Why life as an astronaut's wife was light years from perfect
The women who married pioneering spacemen often faced infidelity and anger, writes Jacqui Godard in Miami
THEY WERE the unsung heroines of the space race, quintessential American housewives expected to stand by their men, smile to order and declare themselves "Happy, proud and thrilled" as their husbands rocketed to glory.
Poised and flawlessly groomed, they were transformed from ordinary military spouses to the First Ladies of Space alongside husbands whose bravery in the face of death-defying risks and lunar ambitions knew no bounds.
Yet behind the thrills, the glossy magazine photo-shoots and receptions with monarchs and presidents, life for the wives of Nasa's pioneering Mercury, Gemini and Apollo era astronauts was also a harrowing, fearful and, at times, scandalous existence.
Chronicled for the first time in a new book, The Astronaut Wives Club, the story of the women behind Nasa's elite space explorers of the 1950s to 1970s shows that it was not just the menfolk who were expected to have the right stuff. Under pressure to live up to public and Nasa expectations, some had to turn blind eyes to their husbands' infidelities and put on shows of marital harmony to protect the men's images and careers.

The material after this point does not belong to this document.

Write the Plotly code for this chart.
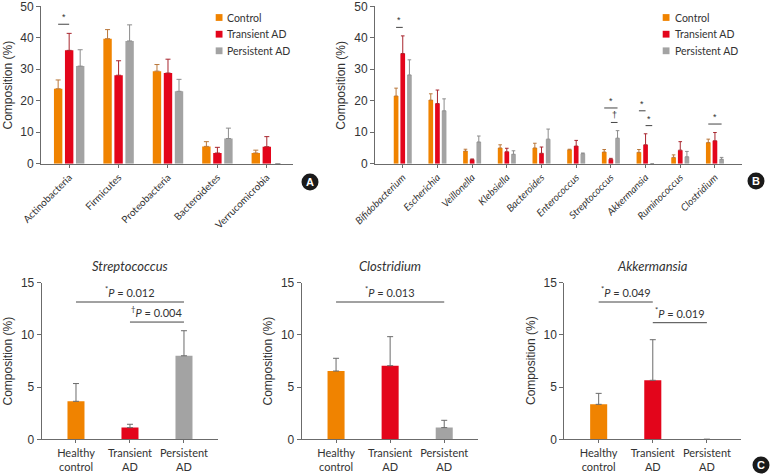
import plotly.graph_objects as go
import numpy as np

# ---------------- data ----------------
series_names = ["Control", "Transient AD", "Persistent AD"]

phyla = ["Actinobacteria", "Firmicutes", "Proteobacteria", "Bacteroidetes", "Verrucomicrobia"]
phyla_control = [23.8, 39.7, 29.4, 5.5, 3.4]
phyla_control_err = [2.8, 2.9, 2.1, 1.5, 0.9]
phyla_transient = [36.0, 28.1, 28.8, 3.4, 5.4]
phyla_transient_err = [5.4, 4.6, 4.4, 1.8, 3.2]
phyla_persistent = [31.0, 39.0, 23.0, 8.0, 0.0]
phyla_persistent_err = [5.2, 5.1, 3.8, 3.3, 0.0]

genera = ["Bifidobacterium", "Escherichia", "Veillonella", "Klebsiella", "Bacteroides",
          "Enterococcus", "Streptococcus", "Akkermansia", "Ruminococcus", "Clostridium"]
genera_control = [21.5, 20.2, 4.0, 5.0, 5.0, 4.4, 3.7, 3.6, 2.0, 6.7]
genera_control_err = [2.5, 2.0, 0.6, 1.0, 1.5, 0.2, 0.8, 0.9, 0.8, 1.1]
genera_transient = [35.0, 19.1, 1.3, 3.8, 3.3, 5.6, 1.4, 6.0, 4.3, 7.3]
genera_transient_err = [5.6, 4.3, 0.2, 1.1, 2.0, 1.8, 0.3, 3.5, 2.7, 2.6]
genera_persistent = [28.2, 16.8, 6.9, 3.0, 7.8, 3.2, 8.1, 0.0, 2.2, 1.4]
genera_persistent_err = [4.8, 3.8, 1.9, 1.1, 3.2, 0.2, 2.4, 0.0, 1.7, 0.6]

groups_c = ["Healthy<br>control", "Transient<br>AD", "Persistent<br>AD"]
strep_values = [3.64, 1.12, 8.0]
strep_err = [1.7, 0.32, 2.4]
clost_values = [6.54, 7.05, 1.12]
clost_err = [1.22, 2.78, 0.7]
akk_values = [3.35, 5.65, 0.0]
akk_err = [1.05, 3.89, 0.0]
panel_c_titles = ["Streptococcus", "Clostridium", "Akkermansia"]

# significance brackets: (category index, from series, to series, y, label)
sig_a = [(0, 0, 1, 44.3, "*")]
sig_b = [(0, 0, 1, 43.3, "*"), (6, 0, 2, 17.7, "*"), (6, 1, 2, 13.1, "†"),
         (7, 0, 1, 16.8, "*"), (7, 1, 2, 12.1, "*"), (9, 0, 2, 12.6, "*")]
# panel C: (panel index, from group, to group, y, p text, symbol)
sig_c = [(0, 0, 2, 13.15, "0.012", "*"), (0, 1, 2, 11.23, "0.004", "†"),
         (1, 0, 2, 13.15, "0.013", "*"),
         (2, 0, 1, 13.15, "0.049", "*"), (2, 1, 2, 11.17, "0.019", "*")]

# ---------------- style ----------------
colors = ["#F08300", "#E3051B", "#A3A3A3"]
err_colors = ["#B9773A", "#A8262E", "#8C8C8C"]
axis_color = "#6b6b6b"
text_color = "#333333"
num_font = "Liberation Sans, Arial, sans-serif"
lab_font = "Lato, Liberation Sans, sans-serif"
W, H = 770, 474

def fx(px):
    return px / W

def fy(py):
    return 1 - py / H

fig = go.Figure()

# ---- panel A ----
offs_a = [-0.223, 0.0, 0.223]
a_vals = [phyla_control, phyla_transient, phyla_persistent]
a_errs = [phyla_control_err, phyla_transient_err, phyla_persistent_err]
for j in range(3):
    fig.add_trace(go.Bar(
        x=np.arange(len(phyla)) + offs_a[j], y=a_vals[j], width=0.17,
        marker=dict(color=colors[j], line=dict(width=0)), name=series_names[j],
        error_y=dict(type="data", array=a_errs[j], arrayminus=[0] * len(phyla), symmetric=False,
                     color=err_colors[j], thickness=1, width=2.5),
        xaxis="x", yaxis="y", showlegend=False))

# ---- panel B ----
offs_b = [-0.192, 0.0, 0.192]
b_vals = [genera_control, genera_transient, genera_persistent]
b_errs = [genera_control_err, genera_transient_err, genera_persistent_err]
for j in range(3):
    fig.add_trace(go.Bar(
        x=np.arange(len(genera)) + offs_b[j], y=b_vals[j], width=0.135,
        marker=dict(color=colors[j], line=dict(width=0)), name=series_names[j],
        error_y=dict(type="data", array=b_errs[j], arrayminus=[0] * len(genera), symmetric=False,
                     color=err_colors[j], thickness=1, width=1.8),
        xaxis="x2", yaxis="y2", showlegend=False))

# ---- panel C ----
c_vals = [strep_values, clost_values, akk_values]
c_errs = [strep_err, clost_err, akk_err]
for k in range(3):
    fig.add_trace(go.Bar(
        x=np.arange(3), y=c_vals[k], width=0.315,
        marker=dict(color=colors, line=dict(width=0)),
        error_y=dict(type="data", array=c_errs[k], arrayminus=[0] * 3, symmetric=False,
                     color=axis_color, thickness=1, width=3),
        xaxis="x%d" % (k + 3), yaxis="y%d" % (k + 3), showlegend=False))

# ---- axes ----
def yax(domain, rng, dtick, anchor):
    return dict(domain=domain, range=rng, dtick=dtick, tick0=0, anchor=anchor, automargin=False,
                showline=True, linecolor=axis_color, linewidth=1,
                ticks="outside", ticklen=4, tickcolor=axis_color, ticklabeloverflow="allow",
                tickfont=dict(family=num_font, size=12, color=text_color),
                showgrid=False, zeroline=False, fixedrange=True)

def xax(domain, rng, anchor, tickvals, ticktext, angle, size, style="normal"):
    return dict(domain=domain, range=rng, anchor=anchor, tickvals=tickvals, ticktext=ticktext,
                tickangle=angle, automargin=False, showline=True, linecolor=axis_color, linewidth=1,
                ticks="outside", ticklen=3, tickcolor=axis_color, ticklabeloverflow="allow",
                tickfont=dict(family=lab_font, size=size, color=text_color, style=style),
                showgrid=False, zeroline=False, fixedrange=True)

top_dom = [fy(163.7), fy(6.3)]
bot_dom = [fy(439.3), fy(282.7)]
c_x_doms = [[fx(41.7), fx(218)], [fx(301.7), fx(478.3)], [fx(564.3), fx(741)]]

layout_axes = dict(
    xaxis=xax([fx(41), fx(293)], [-0.57, 4.53], "y", list(range(len(phyla))), phyla, -45, 10),
    yaxis=yax(top_dom, [0, 50], 10, "x"),
    xaxis2=xax([fx(375), fx(742)], [-0.8, 9.78], "y2", list(range(len(genera))),
               genera, -45, 10, "italic"),
    yaxis2=yax(top_dom, [0, 50], 10, "x2"),
)
for k in range(3):
    layout_axes["xaxis%d" % (k + 3)] = xax(c_x_doms[k], [-0.635, 2.63], "y%d" % (k + 3),
                                           [0, 1, 2], groups_c, 0, 11)
    layout_axes["yaxis%d" % (k + 3)] = yax(bot_dom, [0, 15], 5, "x%d" % (k + 3))

shapes = []
annotations = []

# significance brackets A / B
for sigs, offs, xr, yr in [(sig_a, offs_a, "x", "y"), (sig_b, offs_b, "x2", "y2")]:
    for (ci, s0, s1, yv, lab) in sigs:
        x0 = ci + offs[s0]
        x1 = ci + offs[s1]
        shapes.append(dict(type="line", xref=xr, yref=yr, x0=x0, x1=x1, y0=yv, y1=yv,
                           line=dict(color="#444444", width=1)))
        annotations.append(dict(xref=xr, yref=yr, x=(x0 + x1) / 2, y=yv, text=lab,
                                showarrow=False, yanchor="bottom", yshift=0,
                                font=dict(family=num_font, size=9, color=text_color)))

# significance brackets C
for (pi, g0, g1, yv, ptxt, sym) in sig_c:
    xr = "x%d" % (pi + 3)
    yr = "y%d" % (pi + 3)
    shapes.append(dict(type="line", xref=xr, yref=yr, x0=g0, x1=g1, y0=yv, y1=yv,
                       line=dict(color="#444444", width=1)))
    annotations.append(dict(xref=xr, yref=yr, x=(g0 + g1) / 2, y=yv,
                            text="<sup>%s</sup><i>P</i> = %s" % (sym, ptxt),
                            showarrow=False, yanchor="bottom", yshift=1,
                            font=dict(family=lab_font, size=11, color=text_color)))

# panel C titles
for k in range(3):
    annotations.append(dict(xref="x%d domain" % (k + 3), yref="paper", x=0.5,
                            y=fy(266), text=panel_c_titles[k], showarrow=False,
                            xanchor="center", yanchor="middle",
                            font=dict(family=lab_font, size=13, color=text_color, style="italic")))

# y axis titles
for xpx, ypx in [(7.5, 85), (340.7, 85), (7.5, 361), (267.5, 361), (531, 361)]:
    annotations.append(dict(xref="paper", yref="paper", x=fx(xpx), y=fy(ypx),
                            text="Composition (%)", textangle=-90, showarrow=False,
                            xanchor="center", yanchor="middle",
                            font=dict(family=num_font, size=12, color=text_color)))

# legends (A and B)
for sq_x, txt_x in [(215.7, 225), (662.7, 673.3)]:
    for j, ypx in enumerate([17.5, 34.2, 50.8]):
        shapes.append(dict(type="rect", xref="paper", yref="paper",
                           x0=fx(sq_x), x1=fx(sq_x + 6.8), y0=fy(ypx + 3.4), y1=fy(ypx - 3.4),
                           fillcolor=colors[j], line=dict(width=0)))
        annotations.append(dict(xref="paper", yref="paper", x=fx(txt_x), y=fy(ypx),
                                text=series_names[j], showarrow=False,
                                xanchor="left", yanchor="middle",
                                font=dict(family=lab_font, size=10.5, color=text_color)))

# panel letter badges
for letter, cx, cy in [("A", 310, 182), ("B", 756, 181), ("C", 761, 465)]:
    r = 8.5
    shapes.append(dict(type="circle", xref="paper", yref="paper",
                       x0=fx(cx - r), x1=fx(cx + r), y0=fy(cy + r), y1=fy(cy - r),
                       fillcolor="#1a1a1a", line=dict(width=0)))
    annotations.append(dict(xref="paper", yref="paper", x=fx(cx), y=fy(cy), text="<b>%s</b>" % letter,
                            showarrow=False, xanchor="center", yanchor="middle",
                            font=dict(family=num_font, size=11, color="white")))

fig.update_layout(
    width=W, height=H, margin=dict(l=0, r=0, t=0, b=0, autoexpand=False),
    paper_bgcolor="white", plot_bgcolor="white",
    barmode="overlay", showlegend=False, hovermode=False,
    shapes=shapes, annotations=annotations,
    **layout_axes,
)

fig.write_html("out.html", config={"displayModeBar": False, "staticPlot": True},
               post_script="document.body.style.margin='0px';document.body.style.overflow='hidden';")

"We all tried to be so calm and so cool and everything," said Jane Dreyfus, who divorced the third man on the Moon, the late Pete Conrad, in 1988. "But we were a far cry from Stepford Wives."
Some turned to tranquillisers or drink to help them cope and only by forming a sisterhood they called the Astronaut Wives Club – motto "Proud, Happy, Thrilled" – did they pull one another through.
"If you think going to the Moon is hard, try staying at home," said Barbara Cernan, the wife of Gene Cernan, commander of the Apollo 17 mission in 1972 and the last man to walk on the Moon.
Mr Cernan, addressing the book's official launch in Houston, choked back tears as he admitted: "If it weren't for the wives who committed their lives to what we were doing, I don't think we would have ever gotten to the Moon."
The space race began in October 1957, when the Soviet Union launched Sputnik, the first man-made satellite.
Two years later, on the orders of President Dwight Eisenhower, Nasa selected its first astronauts – the Mercury Seven – all highly intelligent military test pilots.
Their wives were seen by women all over America as "seven glorious women they could look up to and emulate," said the book's author, Lily Koppel. Yet of the 30 astronauts recruited into the Mercury, Gemini and Apollo programmes, the marriages of only seven survived. Buzz Aldrin could be "heartbreakingly cold" towards his first wife, Joan, to whom he once gave a monkey that would bare its teeth, make obscene gestures and dance around mocking her.
"I've had it. It's either the monkey or me. Somebody's leaving," she told him, to be met with a silent look that appeared to say, "Well, what are you waiting for?" Their marriage fell apart after he returned from the Moon in 1969, and sank into depression and alcoholism.
"It was hard for them to come home," said Faye Stafford, the former wife of astronaut Tom Stafford, who orbited the Moon in 1969. "Who could ever compete with the Moon? I was lucky if I could come in second."
"I see them as America's first reality stars," said Koppel. "Their country looked to them to hold up the public relations arm of the early space programme and the feeling was that if they did not, their men may not go into space or to the Moon.
"Their story is kind of The Right Stuff meets Mad Men, with a little bit of Desperate Housewives thrown in."